いわゆる『標本空間が非可算集合』の時にこれが必要になります。

(詳細は測度論で)






『確率空間』における「可測空間」の大雑把な内訳はこんな感じです。

完全加法族については別の記事にまとめていますので、参考にどうぞ。






最後にちょっとした具体例を考えてみましょう。

オーソドックスに「どっちか問題」つまり「 0,1 の問題」とか。

そして、なんでもいいんで、とりあえず確率は半々にして。



この時の「試行の結果」は「 0,1 」ですから、

『標本空間』は「 \{0,1\} 」です。

そして『事象全体』は「 \{∅,\{0\},\{1\},\{0,1\}\} 」になります。



んで、この時『確率測度 P 』を使うと、半々なので、

このとき確率を↓みたいにできます。


\displaystyle P(∅)=0, \,P(\{0\})=P(\{1\})=\frac{1}{2}, \, P(S)=1




ざっと書くと、こんな感じですね。







確率測度 Probability Measure


|| 確率を求めるための関数みたいなもの

いわゆる「 0\,~\,1 を返す関数」のことです。

この数値の意味は、そのまま『確率』のことになります。




厳密には↓みたいな「写像 P 」のことになります。

加法についてはちょっと見た目があれなので省略すると、



P(∅)=0,\,\,\,P(S)=1 として、

P:E→[0,1]\,\,\,(e↦p)

e∈E⊂2^S,\,0≤p≤1



ここでの E は『確率を決められる事象 Event』のことで、

その移り先(像・終域)は『区間(単位区間) [0,1] 』です。



そんで「なにもない」なら確率は 0 ってことにして、

「全ての内のどれかが起きる」確率は 1 ってことにしてます。




つまるところ「事象 E 」が「 0\,~\,1 」になる関数と、

そう捉えても特に問題はありません。

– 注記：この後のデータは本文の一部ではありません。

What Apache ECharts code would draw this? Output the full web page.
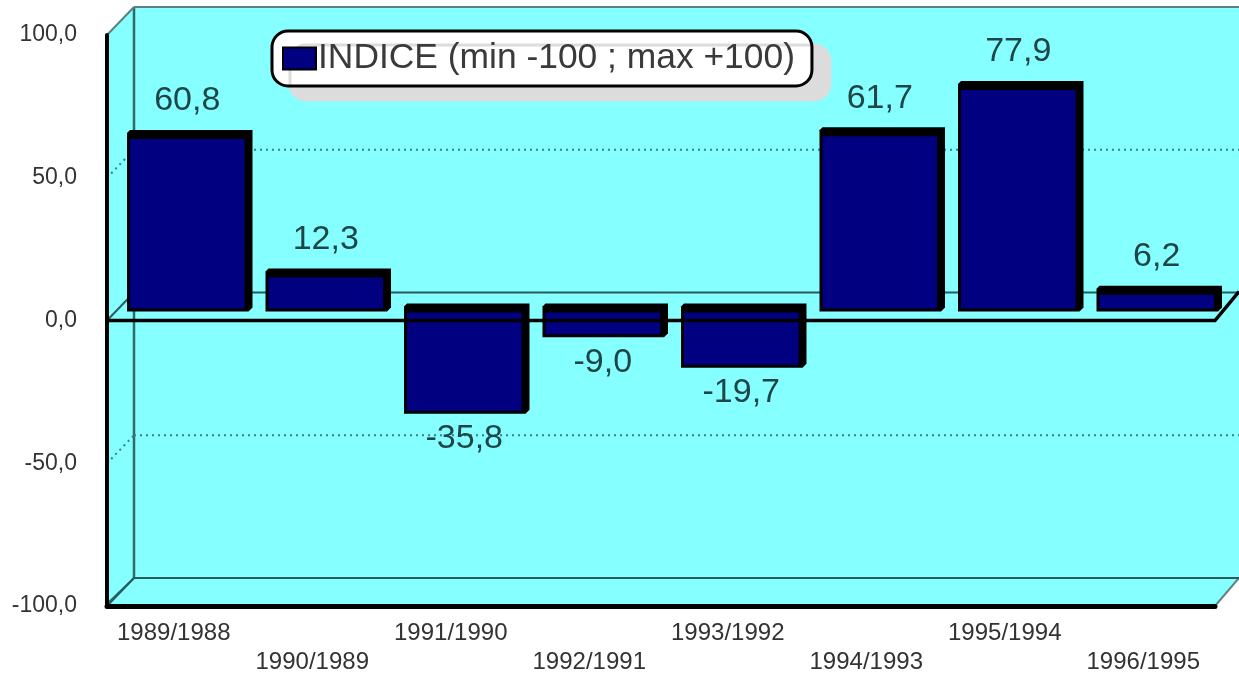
<!DOCTYPE html>
<html><head><meta charset="utf-8">
<style>html,body{margin:0;padding:0;background:#fff}#c{width:1239px;height:677px}</style>
<script src="https://cdn.jsdelivr.net/npm/echarts@6/dist/echarts.min.js"></script>
</head><body><div id="c"></div>
<script>
const categories = ['1989/1988','1990/1989','1991/1990','1992/1991','1993/1992','1994/1993','1995/1994','1996/1995'];
const indexValues = [60.8, 12.3, -35.8, -9.0, -19.7, 61.7, 77.9, 6.2];
const wallTicks = [-100, -50, 0, 50, 100];
const seriesName = 'INDICE (min -100 ; max +100)';
const DX = 27, DY = -28, RIGHT_EDGE = 1239;
const FONT = '"Liberation Sans", Arial, sans-serif';
const fmt = v => v.toFixed(1).replace('.', ',');
const chart = echarts.init(document.getElementById('c'), null, {renderer:'canvas'});

function renderWall(params, api) {
  const v = api.value(0), cs = params.coordSys;
  const y = api.coord([0, v])[1];
  const L = cs.x, R = cs.x + cs.width;
  const kids = [];
  if (v === -100) {
    const T = cs.y;
    kids.push({type:'polygon', silent:true, shape:{points:[[L,T],[L+DX,T+DY],[RIGHT_EDGE,T+DY],[RIGHT_EDGE,y+DY],[R,y],[L,y]]}, style:{fill:'#85ffff'}});
    kids.push({type:'line', shape:{x1:L+DX,y1:T+DY,x2:L+DX,y2:y+DY}, style:{stroke:'#2f6b6b',lineWidth:2.5}});
    kids.push({type:'line', shape:{x1:R,y1:y,x2:RIGHT_EDGE,y2:y+DY}, style:{stroke:'#667f7f',lineWidth:2}});
    kids.push({type:'line', shape:{x1:L,y1:y-2,x2:L+DX,y2:y+DY}, style:{stroke:'#2f6b6b',lineWidth:2}});
  }
  let style;
  if (Math.abs(v) === 50) style = {stroke:'#3a8080',lineWidth:2,lineDash:[2,4]};
  else if (v === 100) style = {stroke:'#5f8080',lineWidth:2};
  else style = {stroke:'#2a5c5c',lineWidth:2};
  kids.push({type:'line', shape:{x1:L,y1:y,x2:L+DX,y2:y+DY}, style});
  kids.push({type:'line', shape:{x1:L+DX,y1:y+DY,x2:RIGHT_EDGE,y2:y+DY}, style});
  return {type:'group', children:kids};
}

function renderBar(params, api) {
  const i = api.value(0), v = api.value(1);
  const c = api.coord([i, v]), z = api.coord([i, 0]);
  const w = api.size([1, 0])[0] * 0.87;
  const x0 = c[0] + 11 - w / 2, x1 = x0 + w;
  const off = -10, slab = 7, side = 5;
  const t = Math.min(c[1], z[1]) + off, b = Math.max(c[1], z[1]) + off;
  const outer = [[x0+3,t-slab],[x1+side,t-slab],[x1+side,b-3],[x1+1,b+1],[x0,b+1],[x0,t-slab+3]];
  const kids = [
    {type:'polygon', shape:{points:outer}, style:{fill:'#000'}},
    {type:'rect', shape:{x:x0+3,y:t+2,width:w-6,height:Math.max(b-t-4,1)}, style:{fill:'#000080'}},
    {type:'text', x:c[0]+11, y: v >= 0 ? t-slab-29 : b+26,
     style:{text:fmt(v), fill:'#1f4646', font:'34px '+FONT, align:'center', verticalAlign:'middle'}}
  ];
  return {type:'group', children:kids};
}

function renderZero(params, api) {
  const cs = params.coordSys, y = api.coord([0, 0])[1];
  const R = cs.x + cs.width;
  return {type:'polyline', shape:{points:[[cs.x,y],[R,y],[RIGHT_EDGE,y+DY-1]]}, style:{stroke:'#000',fill:null,lineWidth:3.5}};
}

chart.setOption({
  animation:false,
  backgroundColor:'#fff',
  grid:{left:107,right:24,top:35,height:571,containLabel:false},
  legend:{
    left:272, top:31, orient:'horizontal', selectedMode:false,
    data:[{name:seriesName, icon:'rect'}],
    itemWidth:33, itemHeight:22, itemGap:0,
    padding:[8,17,8,10],
    backgroundColor:'#fff', borderColor:'#000', borderWidth:3, borderRadius:16,
    shadowColor:'#dcdcdc', shadowBlur:0, shadowOffsetX:18, shadowOffsetY:14,
    textStyle:{fontFamily:'Liberation Sans', fontSize:35.4, color:'#3a3a3a', lineHeight:20, padding:[0,0,19,-3]}
  },
  xAxis:{
    type:'category', data:categories, z:3,
    axisLine:{onZero:false, lineStyle:{color:'#000',width:5}},
    axisTick:{show:false}, splitLine:{show:false},
    axisLabel:{
      interval:0, margin:13, hideOverlap:false, color:'#333',
      fontFamily:'Liberation Sans', fontSize:24, lineHeight:29, padding:[0,5,0,0], verticalAlign:'top',
      formatter:(val,idx)=> idx % 2 ? ' \n'+val : val
    }
  },
  yAxis:{
    type:'value', min:-100, max:100, interval:50, z:3,
    axisLine:{show:true, onZero:false, lineStyle:{color:'#000',width:4}},
    axisTick:{show:false}, splitLine:{show:false},
    axisLabel:{margin:30, color:'#333', fontFamily:'Liberation Sans', fontSize:23, padding:[0,0,9,0], formatter:v=>fmt(v)}
  },
  series:[
    {type:'custom', name:'walls', z:1, silent:true, coordinateSystem:'cartesian2d', renderItem:renderWall,
     encode:{y:0}, data:wallTicks.map(v=>[v])},
    {type:'custom', name:seriesName, z:2, coordinateSystem:'cartesian2d', renderItem:renderBar,
     encode:{x:0,y:1}, itemStyle:{color:'#000080',borderColor:'#000',borderWidth:3},
     data:indexValues.map((v,i)=>[i,v])},
    {type:'custom', name:'zero', z:3, silent:true, coordinateSystem:'cartesian2d', renderItem:renderZero,
     encode:{y:0}, data:[[0]]}
  ]
});
</script></body></html>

厳密には「写像」ですが。






実際、実現したいのは「確率」です。

表し方自体は、なんでも良いんです。



ですから「確率を表すものを導きたい」から始まって、

それっぽいから「確率に 0\,~\,1 を割り当てよう」と来て、

「そのために必要な写像 P:E→[0,1] を考えよう」となりました。

(他にも 0.110\% とか)




そして、ここでまたルールが必要になるわけです。



↑で触れた部分は当然のように必要として、

他にも↑で省略した「加法」についてのルールが必要です。

このルール(定義)は、そのまま完全加法族のルールになります。



事象が「互いに素 ∀e_a,e_b∈E\,[\,e_a∩e_b=∅\,] 」の時、

\displaystyle P\left(\bigcup_{i∈N}e_i\right)=\sum_{i∈N}P\left(e_i\right)



これはいわゆる「確率の足し算のルール」です。

要は「事象が排反(どっちかしか起きない)」してるとき、

確率はそのまま足せるよって言ってます。






具体的には、とりあえず「サイコロ」で考えると、

『無作為』ならっていう前提は必要になりますが、



1 が出る確率と 2 が出る確率は、

「どっちかが出る( 1 または 2 が出る)」とすると、

二つの出る確率を足し合わせたものになりますよ、って感じ。




こういうのを表したものが、確率測度です。

ぶっちゃけ「測度論」を知らないなら「可測空間」はおまけですね。